Okay, this story isn’t exciting, and you’re like, why the hell are you telling me this?
And here’s why.
I spent the next 10 minutes (at least) talking to myself like this:
-Did you just dismiss him without giving him a chance?
-Gosh, I hope I didn’t hurt his feelings.
-Maybe I should have suggested some places for him to check out in San Diego
-Wow, he probably worked up the courage to come over here, and I just shunned him away.
-I hope he doesn’t feel really discouraged and that he tries again with someone else
And on and on.
To be clear, I was not attracted to this man energetically or physically, and I was in the middle of a workout, and I’m in the fucking process of falling in love with myself OKAY, so I had absolutely no reason to entertain this experience.
After those 10 minutes of questioning and inner dialogue ceased, I began to question why I was even questioning my level of kindness to that man in the first place.
I was nice to him.

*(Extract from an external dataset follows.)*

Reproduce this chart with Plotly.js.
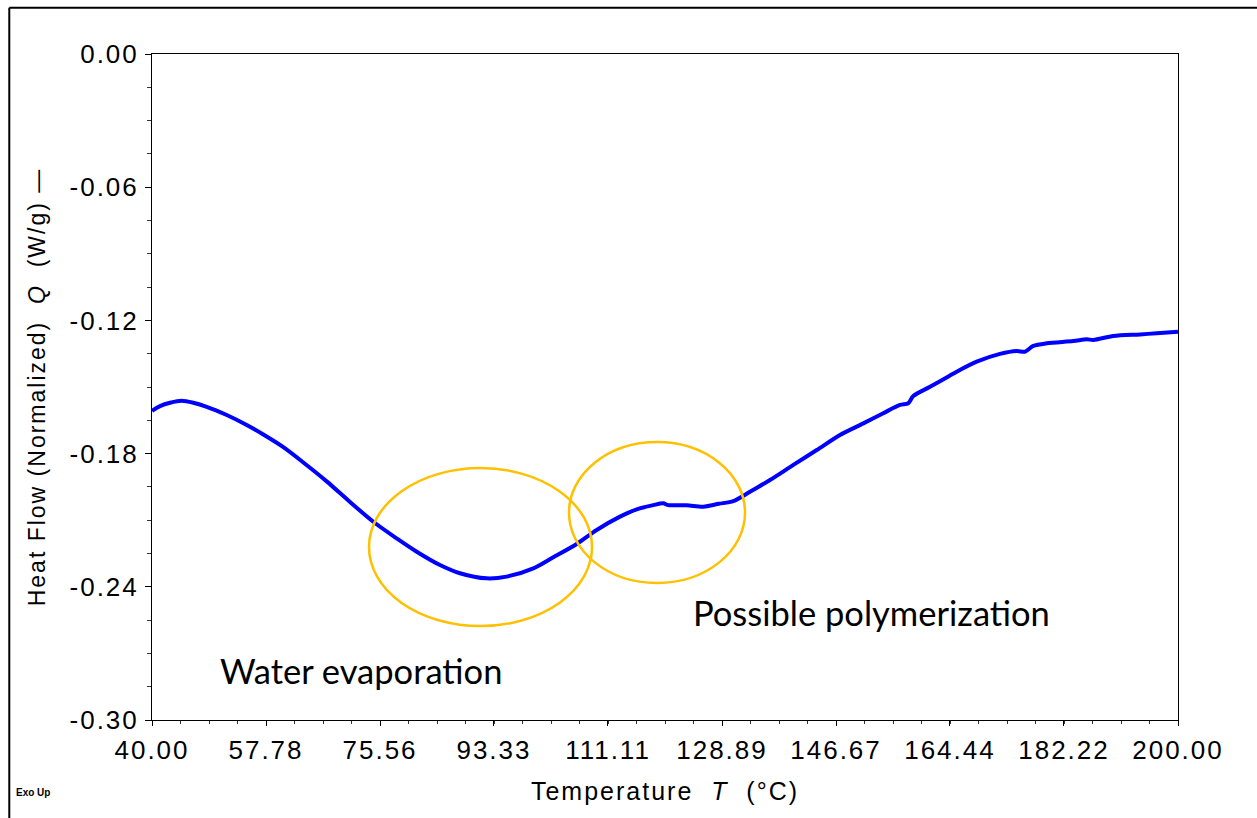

I stated what I wanted to say. And I was able to continue on with my workout. Yet in some odd way, I felt guilty for letting this random man stranger down.
This happens to women all the time. It doesn’t matter how powerful. It doesn’t matter how articulate and sure of ourselves we are. To many of us, this guilt of hurting a man’s ego happens a lot. I know this because I hear stories like this of varying degrees.
Unfortunately even stories like this in sexual settings where friends have had so much trouble saying no, and don’t, when they really don’t want to have sex with the person coming on to them.
I feel like we’re in this era of questioning all that’s around us, and this is something I wanted to check myself on today. And to check you on too.
Here’s the thing: I did absolutely nothing wrong today. Even if I had said to him “Hey man, I’m working out, and don’t want to talk at all.” That would have been okay!
I was in my space, working out next to my dog. At peace in my thoughts, and I really didn’t want to be bothered.
Instead, I was interrupted, was really effing nice, politely declined his advance before an advance even occurred, and then questioned the shit out of myself for at least 10 minutes. Blah. I hate that.
So I’m sharing it with you.
It’s okay to honor yourselves, ladies (and gents, if you’re here). It’s okay and encouraged to say things that feel right in your heart without overcompensating and feeling guilty about it. It’s all groovy. And we need to get more comfortable saying no.
Say no to shit you don’t like. It’s really hard at first. I’ve been practicing saying no for years now, and I still have experiences like I had today. But the point is, we have to get better at this as a collective. Better at putting ourselves first, and not questioning that dedication to what our hearts desire.
Idk if this is all coming together, and I’m really not great at conclusions (since like 3rd grade this has been an issue, ask my mom), but I hope you’re getting the point.
Practice saying no. It shouldn’t feel like death to let others down. It’s part of life and dudes let us down all the time. We just get over it. And so will they. Boy, bye.
Alright, signing off. I love ya’ll mucho.
Oh my gosh this was so Liberating!! I go through this at least once a week and that 10-15 minutes of guilt and sometimes feeling that guilt again later thinking about how I could have been kinder to him for minutes on end…. Thank you for saying this story. Sometimes we just want to relate to someone and feel like what we did was OK. Thanks for sharing Lauren you are a treasure ❣️
YOU are a treasure! I’m with you gurl!